- What the task requires
Show every line that has the string "this" in it.

— Begin Provided records —

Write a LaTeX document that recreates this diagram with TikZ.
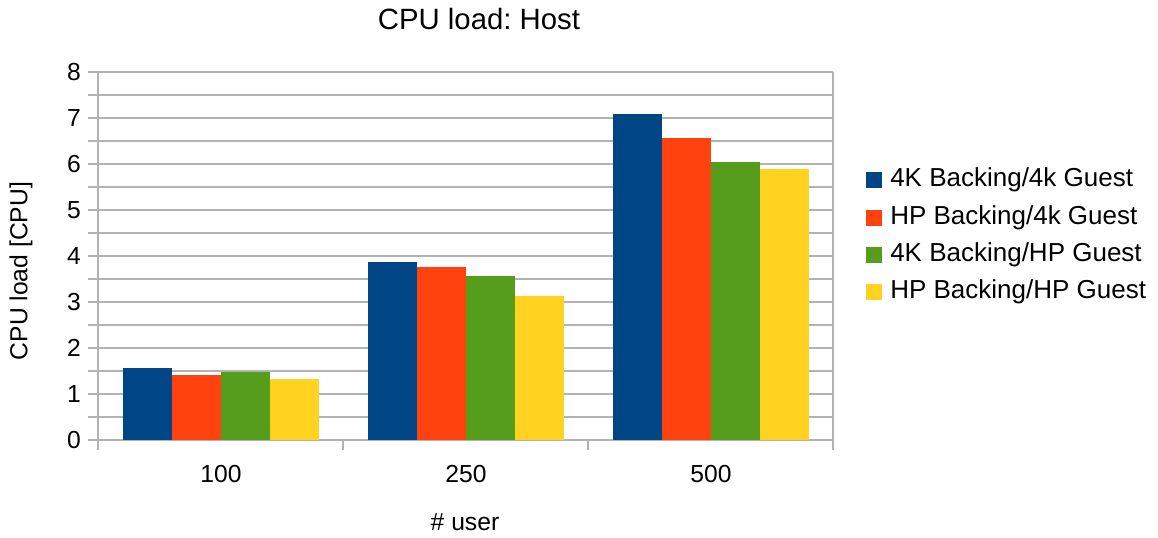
\documentclass[tikz,border=0pt]{standalone}
\usepackage{fontspec}
\setmainfont{Liberation Sans}
\frenchspacing
\definecolor{cblue}{HTML}{004586}
\definecolor{cred}{HTML}{FF420E}
\definecolor{cgreen}{HTML}{579D1C}
\definecolor{cyellow}{HTML}{FFD320}
\definecolor{cgrid}{HTML}{B3B3B3}
\tikzset{
  gridline/.style={draw=cgrid, line width=1.1pt},
  lbl/.style={font=\fontsize{18.5}{22}\selectfont\frenchspacing, inner sep=0pt},
  leglbl/.style={font=\fontsize{19.5}{23}\selectfont\frenchspacing, inner sep=0pt},
  ttl/.style={font=\fontsize{22}{26}\selectfont\frenchspacing, inner sep=0pt},
  legsq/.style={minimum width=12pt, minimum height=12pt, inner sep=0pt, draw=none},
}
\begin{document}
\begin{tikzpicture}[x=0.75pt,y=-0.75pt]
\useasboundingbox (0,0) rectangle (1158,537);
% grid lines every 0.5
\foreach \k in {0,...,16} {
  \draw[gridline] (88,{440-23*\k}) -- (833,{440-23*\k});
}
\draw[gridline] (98,72) -- (98,450);
\draw[gridline] (833,72) -- (833,450);
\draw[gridline] (343,440) -- (343,450);
\draw[gridline] (588,440) -- (588,450);
% bars
\foreach \g/\a/\b/\c/\d in {0/1.56/1.41/1.47/1.32, 1/3.87/3.76/3.57/3.13, 2/7.09/6.57/6.05/5.89} {
  \pgfmathsetmacro{\xl}{123+245*\g}
  \fill[cblue]   (\xl,440) rectangle ({\xl+49},{440-46*\a});
  \fill[cred]    ({\xl+49},440) rectangle ({\xl+98},{440-46*\b});
  \fill[cgreen]  ({\xl+98},440) rectangle ({\xl+147},{440-46*\c});
  \fill[cyellow] ({\xl+147},440) rectangle ({\xl+196},{440-46*\d});
}
% y tick labels
\foreach \v in {0,...,8} {
  \node[lbl, anchor=east] (yl\v) at (81,{440-46*\v}) {\v};
}
% x labels
\node[lbl] (x100) at (221,474) {100};
\node[lbl] (x250) at (466,474) {250};
\node[lbl] (x500) at (711,474) {500};
% titles
\node[ttl] (title) at (479,19) {CPU load: Host};
\node[lbl] (xtitle) at (465,522) {\# user};
\node[lbl, rotate=90] (ytitle) at (21,271) {CPU load [CPU]};
% legend
\node[legsq, fill=cblue] (s1) at (874,180) {};
\node[leglbl, anchor=west] (l1) at (890,180) {4K Backing/4k Guest};
\node[legsq, fill=cred] (s2) at (874,218) {};
\node[leglbl, anchor=west] (l2) at (890,218) {HP Backing/4k Guest};
\node[legsq, fill=cgreen] (s3) at (874,255) {};
\node[leglbl, anchor=west] (l3) at (890,255) {4K Backing/HP Guest};
\node[legsq, fill=cyellow] (s4) at (874,292) {};
\node[leglbl, anchor=west] (l4) at (890,292) {HP Backing/HP Guest};
\end{tikzpicture}
\end{document}
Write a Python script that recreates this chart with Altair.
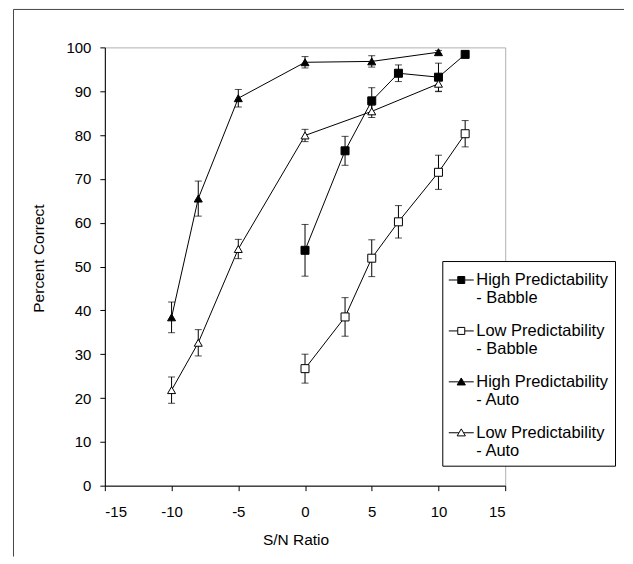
import altair as alt
import pandas as pd

# ---- data ----
babble_x = [0, 3, 5, 7, 10, 12]
auto_x = [-10, -8, -5, 0, 5, 10]

hp_babble = [53.7, 76.4, 87.8, 94.1, 93.2, 98.4]
hp_babble_err = [5.9, 3.3, 3.0, 1.9, 3.2, 0.6]
lp_babble = [26.7, 38.5, 51.9, 60.2, 71.5, 80.3]
lp_babble_err = [3.3, 4.4, 4.2, 3.7, 3.9, 3.0]
hp_auto = [38.4, 65.5, 88.4, 96.6, 96.8, 98.9]
hp_auto_err = [3.5, 4.0, 2.0, 1.3, 1.3, 0.4]
lp_auto = [21.8, 32.6, 54.0, 79.9, 85.4, 91.7]
lp_auto_err = [3.0, 3.0, 2.2, 1.4, 1.4, 1.8]

series_names = [
    "High Predictability|- Babble",
    "Low Predictability|- Babble",
    "High Predictability|- Auto",
    "Low Predictability|- Auto",
]
x_ticks = [-15, -10, -5, 0, 5, 10, 15]
y_ticks = [0, 10, 20, 30, 40, 50, 60, 70, 80, 90, 100]

rows = []
for name, xs, ys, es in zip(
    series_names,
    [babble_x, babble_x, auto_x, auto_x],
    [hp_babble, lp_babble, hp_auto, lp_auto],
    [hp_babble_err, lp_babble_err, hp_auto_err, lp_auto_err],
):
    for xv, yv, ev in zip(xs, ys, es):
        rows.append({"series": name, "snr": xv, "pc": yv, "lo": yv - ev, "hi": yv + ev})
df = pd.DataFrame(rows)

FONT = "Liberation Sans"

x_enc = alt.X(
    "snr:Q",
    title="S/N Ratio",
    scale=alt.Scale(domain=[-15, 15], nice=False, zero=False),
    axis=alt.Axis(
        values=x_ticks,
        labelExpr="datum.value + ''",
        labelPadding=14,
        titleX=191,
        titleY=59,
        titleBaseline="alphabetic",
    ),
)


def y_enc(field):
    return alt.Y(
        field,
        title="Percent Correct",
        scale=alt.Scale(domain=[0, 100], nice=False),
        axis=alt.Axis(
            values=y_ticks,
            labelPadding=9,
            titleX=-61,
            titleY=211,
            titleAngle=270,
            titleBaseline="alphabetic",
        ),
    )


base = alt.Chart(df)

lines = base.mark_line(color="black", strokeWidth=1).encode(
    x=x_enc, y=y_enc("pc:Q"), detail="series:N"
)
err_rules = base.mark_rule(color="black", strokeWidth=1).encode(
    x=x_enc, y=y_enc("lo:Q"), y2="hi:Q"
)
cap_lo = base.mark_tick(orient="horizontal", size=7, thickness=1, color="black").encode(
    x=x_enc, y=y_enc("lo:Q")
)
cap_hi = base.mark_tick(orient="horizontal", size=7, thickness=1, color="black").encode(
    x=x_enc, y=y_enc("hi:Q")
)

points = base.mark_point(filled=True, stroke="black", strokeWidth=1, opacity=1).encode(
    x=x_enc,
    y=y_enc("pc:Q"),
    shape=alt.Shape(
        "series:N",
        scale=alt.Scale(domain=series_names,
                        range=["square", "square", "triangle-up", "triangle-up"]),
        legend=None,
    ),
    fill=alt.Fill(
        "series:N",
        scale=alt.Scale(domain=series_names, range=["black", "white", "black", "white"]),
        legend=None,
    ),
    size=alt.Size(
        "series:N",
        scale=alt.Scale(domain=series_names, range=[64, 64, 80, 80]),
        legend=None,
    ),
)

# legend symbols: a short line with the marker in its middle
dy = 0.0
sq = 0.28
sq_path = (f"M-1,{dy}H{-sq} M{sq},{dy}H1 "
           f"M{-sq},{dy - sq}H{sq}V{dy + sq}H{-sq}Z")
tr_path = (f"M-1,{dy}H-0.2 M0.2,{dy}H1 "
           f"M0,{dy - 0.31}L0.33,{dy + 0.25}L-0.33,{dy + 0.25}Z")

legend = alt.Legend(
    title=None,
    orient="none",
    direction="vertical",
    legendX=338,
    legendY=214,
    labelExpr="split(datum.label, '|')",
    labelFont=FONT,
    labelFontSize=16.5,
    labelColor="black",
    labelLimit=400,
    labelOffset=2,
    symbolSize=625,
    symbolStrokeWidth=1,
    symbolOpacity=1,
    strokeColor="black",
    fillColor="white",
    padding=6,
    rowPadding=11,
)

legend_layer = base.transform_filter("false").mark_point(
    filled=True, strokeWidth=1, opacity=1
).encode(
    x=x_enc,
    y=y_enc("pc:Q"),
    shape=alt.Shape(
        "series:N",
        scale=alt.Scale(domain=series_names, range=[sq_path, sq_path, tr_path, tr_path]),
        legend=legend,
    ),
    fill=alt.Fill(
        "series:N",
        scale=alt.Scale(domain=series_names, range=["black", "white", "black", "white"]),
        legend=legend,
    ),
    stroke=alt.Stroke(
        "series:N",
        scale=alt.Scale(domain=series_names, range=["black", "black", "black", "black"]),
        legend=legend,
    ),
)

frame_df = pd.DataFrame({"a": [0]})
frame_left = alt.Chart(frame_df).mark_rule(color="#444444", strokeWidth=1).encode(
    x=alt.value(-91.5), y=alt.value(-38), y2=alt.value(510)
)
frame_top = alt.Chart(frame_df).mark_rule(color="#444444", strokeWidth=1).encode(
    x=alt.value(-91.5), x2=alt.value(520), y=alt.value(-38)
)

chart = (
    alt.layer(frame_left, frame_top, lines, err_rules, cap_lo, cap_hi, points, legend_layer)
    .resolve_scale(shape="independent", fill="independent", size="independent",
                   stroke="independent")
    .properties(
        width=401,
        height=439,
        padding={"left": 5, "top": 0, "right": 0, "bottom": 0},
        background="white",
    )
    .configure_view(stroke="#b0b0b0", strokeWidth=1)
    .configure_axis(
        labelFont=FONT,
        labelFontSize=15,
        labelColor="black",
        titleFont=FONT,
        titleFontSize=15.5,
        titleFontWeight="normal",
        titleColor="black",
        domainColor="black",
        domainWidth=1,
        tickColor="black",
        tickSize=5,
        grid=False,
    )
)

chart.save("out.html", embed_options={"renderer": "svg", "actions": False})
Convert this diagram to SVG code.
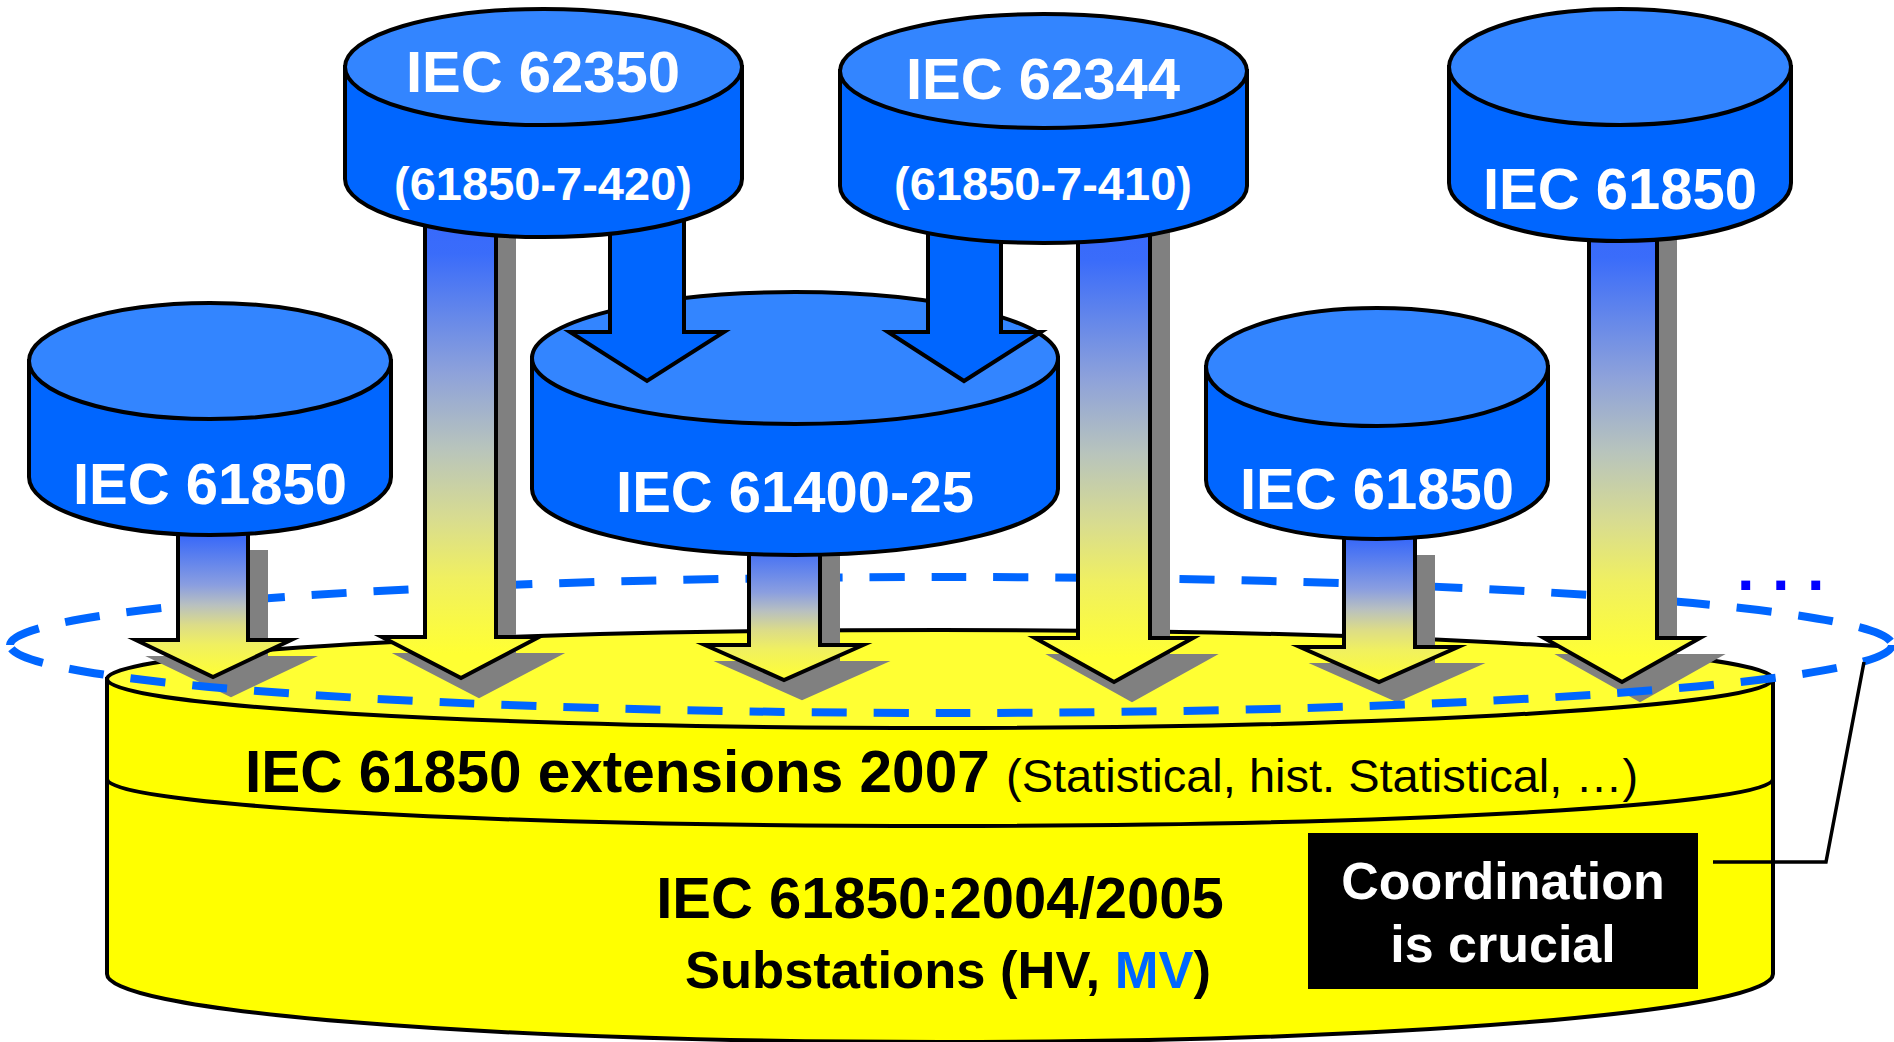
<svg xmlns="http://www.w3.org/2000/svg" width="1894" height="1042" viewBox="0 0 1894 1042">
  <defs>
    <linearGradient id="gradLong" x1="0" y1="0" x2="0" y2="1">
      <stop offset="0" stop-color="#3366ff"/>
      <stop offset="0.15" stop-color="#3a6cfa"/>
      <stop offset="0.39" stop-color="#8ea2da"/>
      <stop offset="0.54" stop-color="#b8c4bc"/>
      <stop offset="0.68" stop-color="#d8dc90"/>
      <stop offset="0.8" stop-color="#f0f060"/>
      <stop offset="0.95" stop-color="#ffff33"/>
    </linearGradient>
    <linearGradient id="gradShort" x1="0" y1="0" x2="0" y2="1">
      <stop offset="0" stop-color="#3366ff"/>
      <stop offset="0.3" stop-color="#3a6af8"/>
      <stop offset="0.54" stop-color="#8a9ee0"/>
      <stop offset="0.64" stop-color="#b8c0c0"/>
      <stop offset="0.74" stop-color="#dcdc88"/>
      <stop offset="0.84" stop-color="#f0f060"/>
      <stop offset="1" stop-color="#ffff33"/>
    </linearGradient>
    <style>
      .outline { stroke: #000; stroke-width: 4; stroke-linejoin: miter; stroke-miterlimit: 10; }
      .cylBody { fill: #0066ff; }
      .cylTop { fill: #3385ff; }
      .shadow { fill: #808080; stroke: #808080; stroke-width: 4; stroke-linejoin: miter; stroke-miterlimit: 10; }
      .arrowLong { fill: url(#gradLong); }
      .arrowShort { fill: url(#gradShort); }
      .arrowBlue { fill: #0066ff; }
      .dash { fill: none; stroke: #0066ff; stroke-width: 8; stroke-dasharray: 35 27; }
      .lbl { font-family: "Liberation Sans", Arial, sans-serif; font-weight: bold; fill: #fff; text-anchor: middle; }
      .big { font-size: 58px; }
      .sub { font-size: 47px; }
      .dark { font-family: "Liberation Sans", Arial, sans-serif; fill: #000; }
    </style>
  </defs>

  <rect width="1894" height="1042" fill="#fff"/>

  <!-- yellow base cylinder -->
  <g id="base">
    <path class="outline" fill="#ffff00" d="M107,679 L107,974 A833,68 0 0 0 1773,974 L1773,679 Z"/>
    <ellipse class="outline" cx="940" cy="679" rx="833" ry="49" fill="#ffff33"/>
    <path fill="none" stroke="#000" stroke-width="4" d="M107,779 A833,47 0 0 0 1773,779"/>
  </g>

  <!-- back half of the dashed grouping ring -->
  <path id="ring-back" class="dash" d="M10,645 A941,68 0 0 1 1892,645"/>

  <g id="connectors">
    <!-- drop shadows -->
    <polygon class="shadow" points="196,552 266,552 266,658 309,658 231,695 154,658 196,658"/>
    <polygon class="shadow" points="443,200 514,200 514,655 557,655 479,696 400,655 443,655"/>
    <polygon class="shadow" points="767,557 838,557 838,663 881,663 802,698 723,663 767,663"/>
    <polygon class="shadow" points="1096,200 1168,200 1168,656 1211,656 1132,700 1053,656 1096,656"/>
    <polygon class="shadow" points="1362,557 1433,557 1433,665 1476,665 1397,700 1318,665 1362,665"/>
    <polygon class="shadow" points="1607,200 1675,200 1675,656 1718,656 1640,700 1562,656 1607,656"/>
    <!-- arrows into the base -->
    <polygon class="outline arrowShort" points="178,477 248,477 248,640 291,640 213,677 136,640 178,640"/>
    <polygon class="outline arrowLong" points="425,179 496,179 496,637 539,637 461,678 382,637 425,637"/>
    <polygon class="outline arrowShort" points="749,489 820,489 820,645 863,645 784,680 705,645 749,645"/>
    <polygon class="outline arrowLong" points="1078,186 1150,186 1150,638 1193,638 1114,682 1035,638 1078,638"/>
    <polygon class="outline arrowShort" points="1344,480 1415,480 1415,647 1458,647 1379,682 1300,647 1344,647"/>
    <polygon class="outline arrowLong" points="1589,183 1657,183 1657,638 1700,638 1622,682 1544,638 1589,638"/>
  </g>

  <!-- lower row of standards -->
  <g id="iec61850-left">
    <path class="outline cylBody" d="M29,361 L29,477 A181,58 0 0 0 391,477 L391,361 Z"/>
    <ellipse class="outline cylTop" cx="210" cy="361" rx="181" ry="58"/>
    <text class="lbl big" x="210" y="504">IEC 61850</text>
  </g>
  <g id="iec61400-25">
    <path class="outline cylBody" d="M532,358 L532,489 A263,66 0 0 0 1058,489 L1058,358 Z"/>
    <ellipse class="outline cylTop" cx="795" cy="358" rx="263" ry="66"/>
    <text class="lbl big" x="795" y="512">IEC 61400-25</text>
  </g>
  <g id="iec61850-mid">
    <path class="outline cylBody" d="M1206,367 L1206,480 A171,59 0 0 0 1548,480 L1548,367 Z"/>
    <ellipse class="outline cylTop" cx="1377" cy="367" rx="171" ry="59"/>
    <text class="lbl big" x="1377" y="509">IEC 61850</text>
  </g>

  <!-- blue arrows feeding IEC 61400-25 -->
  <g id="connectors-feed">
    <polygon class="outline arrowBlue" points="610,179 684,179 684,332 724,332 647,381 570,332 610,332"/>
    <polygon class="outline arrowBlue" points="928,186 1001,186 1001,332 1041,332 964,381 888,332 928,332"/>
  </g>

  <!-- upper row of standards -->
  <g id="iec62350">
    <path class="outline cylBody" d="M345,67 L345,179 A198.5,58 0 0 0 742,179 L742,67 Z"/>
    <ellipse class="outline cylTop" cx="543.5" cy="67" rx="198.5" ry="58"/>
    <text class="lbl big" x="543" y="92">IEC 62350</text>
    <text class="lbl sub" x="543" y="200">(61850-7-420)</text>
  </g>
  <g id="iec62344">
    <path class="outline cylBody" d="M840,71 L840,186 A203.5,57 0 0 0 1247,186 L1247,71 Z"/>
    <ellipse class="outline cylTop" cx="1043.5" cy="71" rx="203.5" ry="57"/>
    <text class="lbl big" x="1043" y="99">IEC 62344</text>
    <text class="lbl sub" x="1043" y="200">(61850-7-410)</text>
  </g>
  <g id="iec61850-right">
    <path class="outline cylBody" d="M1449,67 L1449,183 A171,58 0 0 0 1791,183 L1791,67 Z"/>
    <ellipse class="outline cylTop" cx="1620" cy="67" rx="171" ry="58"/>
    <text class="lbl big" x="1620" y="209">IEC 61850</text>
  </g>

  <!-- front half of the dashed grouping ring -->
  <path id="ring-front" class="dash" d="M1892,645 A941,68 0 0 1 10,645"/>
  <text id="more" x="1737" y="590" font-family="Liberation Sans, Arial, sans-serif" font-weight="bold" font-size="63" fill="#0000ff">. . .</text>

  <!-- base labels -->
  <g id="base-labels">
    <text class="dark" x="245" y="792" font-size="58.5" font-weight="bold">IEC 61850 extensions 2007</text>
    <text class="dark" x="1006" y="792" font-size="47">(Statistical, hist. Statistical, …)</text>
    <text class="dark" x="940" y="918" font-size="58" font-weight="bold" text-anchor="middle">IEC 61850:2004/2005</text>
    <text class="dark" x="948" y="988" font-size="52.5" font-weight="bold" text-anchor="middle">Substations (HV, <tspan fill="#0066ff">MV</tspan>)</text>
  </g>

  <!-- callout -->
  <g id="coordination">
    <rect x="1308" y="833" width="390" height="156" fill="#000"/>
    <text class="lbl" font-size="52" x="1503" y="899">Coordination</text>
    <text class="lbl" font-size="52" x="1503" y="962">is crucial</text>
  </g>
  <g id="connectors-callout">
    <polyline points="1713,862 1826,862 1864,662" fill="none" stroke="#000" stroke-width="3.5"/>
  </g>
</svg>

— End Provided records —

- Solution to the exercise
Write a LaTeX document that recreates this diagram with TikZ.
Write a Python script that recreates this chart with Altair.
Convert this diagram to SVG code.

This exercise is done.